REQUIREMENT =
Find every line below that contains the word "this" and copy it out.

# start of SUPPLIED ENTRIES

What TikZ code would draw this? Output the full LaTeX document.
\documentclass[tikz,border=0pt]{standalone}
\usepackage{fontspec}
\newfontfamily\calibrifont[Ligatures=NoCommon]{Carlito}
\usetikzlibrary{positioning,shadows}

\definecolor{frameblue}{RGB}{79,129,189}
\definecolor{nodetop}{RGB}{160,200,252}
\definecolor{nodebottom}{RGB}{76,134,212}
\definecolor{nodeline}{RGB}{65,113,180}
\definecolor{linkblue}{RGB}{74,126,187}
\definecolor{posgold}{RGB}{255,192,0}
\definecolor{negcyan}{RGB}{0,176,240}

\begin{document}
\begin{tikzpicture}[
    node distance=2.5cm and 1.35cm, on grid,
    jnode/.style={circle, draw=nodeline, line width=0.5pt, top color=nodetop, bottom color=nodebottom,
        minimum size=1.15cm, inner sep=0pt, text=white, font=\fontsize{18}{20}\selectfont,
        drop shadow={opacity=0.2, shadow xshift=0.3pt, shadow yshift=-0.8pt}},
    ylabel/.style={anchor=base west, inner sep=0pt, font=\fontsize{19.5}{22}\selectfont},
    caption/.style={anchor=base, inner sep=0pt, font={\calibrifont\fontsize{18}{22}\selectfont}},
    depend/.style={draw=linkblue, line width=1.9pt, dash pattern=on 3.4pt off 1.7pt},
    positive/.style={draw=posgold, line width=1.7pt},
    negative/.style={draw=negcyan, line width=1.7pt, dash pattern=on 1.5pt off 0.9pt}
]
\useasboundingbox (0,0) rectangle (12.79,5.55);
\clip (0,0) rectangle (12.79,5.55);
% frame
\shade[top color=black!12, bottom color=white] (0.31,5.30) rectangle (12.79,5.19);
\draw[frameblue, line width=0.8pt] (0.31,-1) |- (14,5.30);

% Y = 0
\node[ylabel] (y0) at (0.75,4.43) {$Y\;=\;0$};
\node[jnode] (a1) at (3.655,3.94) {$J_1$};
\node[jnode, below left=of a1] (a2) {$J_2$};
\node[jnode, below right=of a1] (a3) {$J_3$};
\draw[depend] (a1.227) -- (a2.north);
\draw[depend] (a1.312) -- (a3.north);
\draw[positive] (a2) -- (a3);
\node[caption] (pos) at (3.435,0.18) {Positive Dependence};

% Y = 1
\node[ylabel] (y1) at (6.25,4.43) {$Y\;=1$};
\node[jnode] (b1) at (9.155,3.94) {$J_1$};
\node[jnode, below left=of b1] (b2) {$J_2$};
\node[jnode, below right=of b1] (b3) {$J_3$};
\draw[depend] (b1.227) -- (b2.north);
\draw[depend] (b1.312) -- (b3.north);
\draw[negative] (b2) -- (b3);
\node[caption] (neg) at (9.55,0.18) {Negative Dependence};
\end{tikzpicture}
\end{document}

# end of SUPPLIED ENTRIES
# start of SUPPLIED ENTRIES

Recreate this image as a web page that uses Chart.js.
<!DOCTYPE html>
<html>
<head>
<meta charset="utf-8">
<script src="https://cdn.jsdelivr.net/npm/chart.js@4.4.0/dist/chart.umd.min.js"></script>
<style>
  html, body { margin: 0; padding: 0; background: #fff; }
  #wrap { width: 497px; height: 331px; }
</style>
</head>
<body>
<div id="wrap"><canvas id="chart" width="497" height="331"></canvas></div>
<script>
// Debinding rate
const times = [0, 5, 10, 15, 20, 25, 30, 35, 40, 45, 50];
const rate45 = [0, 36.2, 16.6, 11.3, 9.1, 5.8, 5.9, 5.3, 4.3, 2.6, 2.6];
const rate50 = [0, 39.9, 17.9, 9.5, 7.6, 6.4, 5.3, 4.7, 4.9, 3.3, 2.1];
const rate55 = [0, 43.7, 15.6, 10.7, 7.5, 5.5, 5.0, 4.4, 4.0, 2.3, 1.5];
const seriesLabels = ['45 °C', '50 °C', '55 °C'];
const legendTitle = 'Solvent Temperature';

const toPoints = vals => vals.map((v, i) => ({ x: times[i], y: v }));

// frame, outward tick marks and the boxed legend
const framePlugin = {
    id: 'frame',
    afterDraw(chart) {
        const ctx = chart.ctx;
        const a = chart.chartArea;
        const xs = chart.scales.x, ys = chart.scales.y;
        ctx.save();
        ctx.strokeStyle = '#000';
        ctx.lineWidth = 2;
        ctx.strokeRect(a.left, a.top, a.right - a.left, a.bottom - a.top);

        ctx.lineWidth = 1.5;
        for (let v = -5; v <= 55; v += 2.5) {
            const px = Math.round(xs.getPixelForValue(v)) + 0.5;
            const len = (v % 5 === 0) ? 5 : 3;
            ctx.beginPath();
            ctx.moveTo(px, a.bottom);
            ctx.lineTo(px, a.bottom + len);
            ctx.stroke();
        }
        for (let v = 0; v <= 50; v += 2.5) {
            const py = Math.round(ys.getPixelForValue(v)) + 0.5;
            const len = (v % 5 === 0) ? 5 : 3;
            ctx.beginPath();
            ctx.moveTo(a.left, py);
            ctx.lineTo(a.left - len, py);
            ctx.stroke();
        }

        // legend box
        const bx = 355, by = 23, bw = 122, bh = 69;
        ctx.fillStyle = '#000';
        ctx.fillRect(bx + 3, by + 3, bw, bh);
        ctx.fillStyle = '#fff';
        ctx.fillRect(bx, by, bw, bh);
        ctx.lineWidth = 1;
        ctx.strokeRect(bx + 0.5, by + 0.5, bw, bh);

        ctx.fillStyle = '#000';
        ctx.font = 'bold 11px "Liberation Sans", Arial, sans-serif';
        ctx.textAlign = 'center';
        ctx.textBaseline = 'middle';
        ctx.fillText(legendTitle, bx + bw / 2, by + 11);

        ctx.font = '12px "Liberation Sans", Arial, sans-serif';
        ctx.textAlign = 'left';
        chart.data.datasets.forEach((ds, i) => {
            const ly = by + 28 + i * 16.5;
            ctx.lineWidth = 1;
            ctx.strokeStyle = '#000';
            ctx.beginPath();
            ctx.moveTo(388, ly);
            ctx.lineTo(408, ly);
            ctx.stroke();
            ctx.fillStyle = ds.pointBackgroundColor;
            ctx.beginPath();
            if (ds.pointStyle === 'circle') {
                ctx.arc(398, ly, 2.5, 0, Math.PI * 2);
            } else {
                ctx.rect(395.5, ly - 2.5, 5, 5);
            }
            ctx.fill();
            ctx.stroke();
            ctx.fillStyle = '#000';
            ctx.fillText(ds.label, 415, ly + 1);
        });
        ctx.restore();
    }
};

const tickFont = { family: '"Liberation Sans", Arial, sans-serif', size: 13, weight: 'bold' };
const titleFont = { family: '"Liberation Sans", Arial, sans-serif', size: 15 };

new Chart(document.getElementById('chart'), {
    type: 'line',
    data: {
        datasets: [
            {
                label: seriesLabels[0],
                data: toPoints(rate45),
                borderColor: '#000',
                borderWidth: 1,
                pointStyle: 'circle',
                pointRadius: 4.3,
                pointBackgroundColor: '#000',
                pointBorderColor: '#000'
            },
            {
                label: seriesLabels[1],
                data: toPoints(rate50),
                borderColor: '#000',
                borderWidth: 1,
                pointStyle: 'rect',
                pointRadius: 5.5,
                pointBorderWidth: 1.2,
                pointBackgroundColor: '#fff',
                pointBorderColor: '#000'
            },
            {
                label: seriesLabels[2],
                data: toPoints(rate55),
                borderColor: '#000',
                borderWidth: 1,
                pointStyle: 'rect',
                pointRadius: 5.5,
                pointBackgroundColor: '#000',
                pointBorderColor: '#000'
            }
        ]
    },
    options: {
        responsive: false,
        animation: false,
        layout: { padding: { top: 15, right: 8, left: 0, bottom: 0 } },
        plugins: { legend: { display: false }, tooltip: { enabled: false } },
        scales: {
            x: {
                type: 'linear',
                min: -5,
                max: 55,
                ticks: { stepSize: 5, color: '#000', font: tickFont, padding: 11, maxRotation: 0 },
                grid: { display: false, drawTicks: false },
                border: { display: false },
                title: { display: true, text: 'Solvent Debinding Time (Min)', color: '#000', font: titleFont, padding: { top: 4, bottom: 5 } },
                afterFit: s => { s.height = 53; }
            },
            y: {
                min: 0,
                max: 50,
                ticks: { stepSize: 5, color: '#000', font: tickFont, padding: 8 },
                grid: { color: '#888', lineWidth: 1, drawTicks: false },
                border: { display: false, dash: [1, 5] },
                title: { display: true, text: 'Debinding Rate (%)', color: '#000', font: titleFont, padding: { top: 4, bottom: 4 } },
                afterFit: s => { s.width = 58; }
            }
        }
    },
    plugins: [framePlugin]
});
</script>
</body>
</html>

# end of SUPPLIED ENTRIES
# start of SUPPLIED ENTRIES

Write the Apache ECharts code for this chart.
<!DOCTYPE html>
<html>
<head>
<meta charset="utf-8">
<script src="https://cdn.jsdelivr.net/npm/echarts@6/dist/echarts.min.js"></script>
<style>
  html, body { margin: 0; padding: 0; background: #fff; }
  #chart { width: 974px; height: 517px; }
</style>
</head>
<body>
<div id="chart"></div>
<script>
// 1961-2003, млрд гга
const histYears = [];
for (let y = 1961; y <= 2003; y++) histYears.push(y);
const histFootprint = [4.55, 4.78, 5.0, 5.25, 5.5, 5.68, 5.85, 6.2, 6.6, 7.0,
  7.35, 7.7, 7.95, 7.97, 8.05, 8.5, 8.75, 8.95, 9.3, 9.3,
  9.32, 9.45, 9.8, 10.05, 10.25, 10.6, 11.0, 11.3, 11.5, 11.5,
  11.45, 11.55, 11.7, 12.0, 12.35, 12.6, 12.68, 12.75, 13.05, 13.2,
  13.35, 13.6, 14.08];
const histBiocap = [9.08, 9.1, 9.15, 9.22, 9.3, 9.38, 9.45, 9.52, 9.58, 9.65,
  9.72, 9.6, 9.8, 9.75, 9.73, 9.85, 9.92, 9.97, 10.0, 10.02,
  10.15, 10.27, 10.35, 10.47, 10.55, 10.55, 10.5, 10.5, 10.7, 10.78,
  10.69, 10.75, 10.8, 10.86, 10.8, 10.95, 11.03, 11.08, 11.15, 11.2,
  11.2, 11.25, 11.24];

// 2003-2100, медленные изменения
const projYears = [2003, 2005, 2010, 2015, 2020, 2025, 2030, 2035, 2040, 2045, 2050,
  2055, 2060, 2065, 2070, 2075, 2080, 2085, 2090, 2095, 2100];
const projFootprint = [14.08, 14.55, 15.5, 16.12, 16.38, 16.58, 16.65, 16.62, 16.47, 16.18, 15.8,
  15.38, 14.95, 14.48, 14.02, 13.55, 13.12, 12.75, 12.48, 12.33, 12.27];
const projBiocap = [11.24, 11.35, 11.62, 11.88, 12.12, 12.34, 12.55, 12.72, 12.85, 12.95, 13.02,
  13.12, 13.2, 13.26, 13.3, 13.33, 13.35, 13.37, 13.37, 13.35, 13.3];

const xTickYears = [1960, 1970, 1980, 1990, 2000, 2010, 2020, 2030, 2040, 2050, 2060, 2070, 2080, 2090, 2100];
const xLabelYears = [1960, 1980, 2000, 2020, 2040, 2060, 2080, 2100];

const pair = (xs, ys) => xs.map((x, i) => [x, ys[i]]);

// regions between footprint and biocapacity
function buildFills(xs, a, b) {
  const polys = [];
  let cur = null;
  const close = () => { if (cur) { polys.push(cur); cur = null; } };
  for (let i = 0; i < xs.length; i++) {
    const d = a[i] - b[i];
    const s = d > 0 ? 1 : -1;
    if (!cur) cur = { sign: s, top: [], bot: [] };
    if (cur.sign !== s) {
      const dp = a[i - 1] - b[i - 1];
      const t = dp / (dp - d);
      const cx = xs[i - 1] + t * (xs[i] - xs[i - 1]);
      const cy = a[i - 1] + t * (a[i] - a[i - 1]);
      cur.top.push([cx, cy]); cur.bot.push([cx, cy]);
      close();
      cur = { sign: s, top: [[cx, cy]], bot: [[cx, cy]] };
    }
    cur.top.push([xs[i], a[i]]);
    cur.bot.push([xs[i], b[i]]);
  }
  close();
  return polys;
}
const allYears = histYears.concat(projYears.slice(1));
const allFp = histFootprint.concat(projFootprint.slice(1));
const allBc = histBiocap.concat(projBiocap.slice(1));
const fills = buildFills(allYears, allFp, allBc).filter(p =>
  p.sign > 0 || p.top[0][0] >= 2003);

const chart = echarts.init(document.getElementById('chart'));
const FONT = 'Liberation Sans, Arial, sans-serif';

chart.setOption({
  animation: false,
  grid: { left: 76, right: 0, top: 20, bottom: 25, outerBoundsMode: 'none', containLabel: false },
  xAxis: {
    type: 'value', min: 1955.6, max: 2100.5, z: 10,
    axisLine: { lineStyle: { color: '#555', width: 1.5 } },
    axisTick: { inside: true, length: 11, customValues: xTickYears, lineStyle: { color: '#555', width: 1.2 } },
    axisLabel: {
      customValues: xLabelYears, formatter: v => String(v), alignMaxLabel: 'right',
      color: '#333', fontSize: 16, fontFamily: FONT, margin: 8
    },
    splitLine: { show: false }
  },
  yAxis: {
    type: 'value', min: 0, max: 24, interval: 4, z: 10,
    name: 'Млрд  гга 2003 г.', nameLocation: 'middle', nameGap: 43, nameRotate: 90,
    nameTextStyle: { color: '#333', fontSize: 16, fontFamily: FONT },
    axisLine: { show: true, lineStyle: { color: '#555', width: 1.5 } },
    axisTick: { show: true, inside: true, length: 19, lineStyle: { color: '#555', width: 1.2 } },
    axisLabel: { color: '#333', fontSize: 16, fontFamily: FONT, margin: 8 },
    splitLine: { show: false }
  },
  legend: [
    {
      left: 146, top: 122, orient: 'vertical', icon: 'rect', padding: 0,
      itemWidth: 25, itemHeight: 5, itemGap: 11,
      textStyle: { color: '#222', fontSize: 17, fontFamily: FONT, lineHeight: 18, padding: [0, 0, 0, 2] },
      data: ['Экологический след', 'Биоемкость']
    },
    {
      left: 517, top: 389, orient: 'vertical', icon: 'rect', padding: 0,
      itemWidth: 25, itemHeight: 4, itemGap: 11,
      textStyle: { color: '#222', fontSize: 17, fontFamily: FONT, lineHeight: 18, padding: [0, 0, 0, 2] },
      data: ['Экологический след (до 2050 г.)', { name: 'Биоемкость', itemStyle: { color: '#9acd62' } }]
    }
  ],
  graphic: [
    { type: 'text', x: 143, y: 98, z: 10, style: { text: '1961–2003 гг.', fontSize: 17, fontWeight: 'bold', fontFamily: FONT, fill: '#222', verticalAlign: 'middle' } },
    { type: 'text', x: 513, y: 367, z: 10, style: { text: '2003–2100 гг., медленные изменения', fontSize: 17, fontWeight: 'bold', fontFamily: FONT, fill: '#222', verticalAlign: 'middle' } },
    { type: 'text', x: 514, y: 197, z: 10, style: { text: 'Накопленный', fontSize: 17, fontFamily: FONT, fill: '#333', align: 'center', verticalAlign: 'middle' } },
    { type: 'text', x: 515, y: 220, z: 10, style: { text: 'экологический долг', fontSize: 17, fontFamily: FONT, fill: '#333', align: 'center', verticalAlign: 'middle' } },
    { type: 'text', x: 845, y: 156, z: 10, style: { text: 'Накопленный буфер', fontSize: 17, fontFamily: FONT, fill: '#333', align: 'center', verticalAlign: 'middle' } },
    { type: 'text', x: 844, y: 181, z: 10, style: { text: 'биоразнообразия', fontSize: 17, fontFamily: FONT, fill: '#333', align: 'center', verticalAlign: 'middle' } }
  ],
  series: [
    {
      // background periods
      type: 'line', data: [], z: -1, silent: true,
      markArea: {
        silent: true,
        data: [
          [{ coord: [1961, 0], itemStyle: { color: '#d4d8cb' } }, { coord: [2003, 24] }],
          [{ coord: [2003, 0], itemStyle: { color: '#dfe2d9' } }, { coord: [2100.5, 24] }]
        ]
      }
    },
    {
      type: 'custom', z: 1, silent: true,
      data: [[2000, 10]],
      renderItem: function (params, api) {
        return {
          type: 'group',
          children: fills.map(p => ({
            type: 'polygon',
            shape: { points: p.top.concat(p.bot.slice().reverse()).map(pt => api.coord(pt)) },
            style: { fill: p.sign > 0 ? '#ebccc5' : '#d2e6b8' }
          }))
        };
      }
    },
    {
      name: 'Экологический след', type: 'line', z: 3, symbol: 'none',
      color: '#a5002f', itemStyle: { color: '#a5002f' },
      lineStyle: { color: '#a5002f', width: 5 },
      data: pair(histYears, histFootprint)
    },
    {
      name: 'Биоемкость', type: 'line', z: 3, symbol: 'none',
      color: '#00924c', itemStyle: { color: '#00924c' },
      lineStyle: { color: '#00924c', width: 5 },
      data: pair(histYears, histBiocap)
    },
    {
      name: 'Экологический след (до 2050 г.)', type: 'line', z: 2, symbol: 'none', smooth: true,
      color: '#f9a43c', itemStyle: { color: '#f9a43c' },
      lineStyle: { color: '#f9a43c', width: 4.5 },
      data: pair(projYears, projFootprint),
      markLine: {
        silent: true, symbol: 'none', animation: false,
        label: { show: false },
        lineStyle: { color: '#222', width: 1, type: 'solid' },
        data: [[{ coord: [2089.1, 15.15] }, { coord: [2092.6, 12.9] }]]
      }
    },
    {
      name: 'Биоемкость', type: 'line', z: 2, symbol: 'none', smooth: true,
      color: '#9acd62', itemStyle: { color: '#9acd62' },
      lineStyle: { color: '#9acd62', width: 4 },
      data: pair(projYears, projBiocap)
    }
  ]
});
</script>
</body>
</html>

# end of SUPPLIED ENTRIES

SOLVED PROBLEM =
What TikZ code would draw this? Output the full LaTeX document.
Recreate this image as a web page that uses Chart.js.
Write the Apache ECharts code for this chart.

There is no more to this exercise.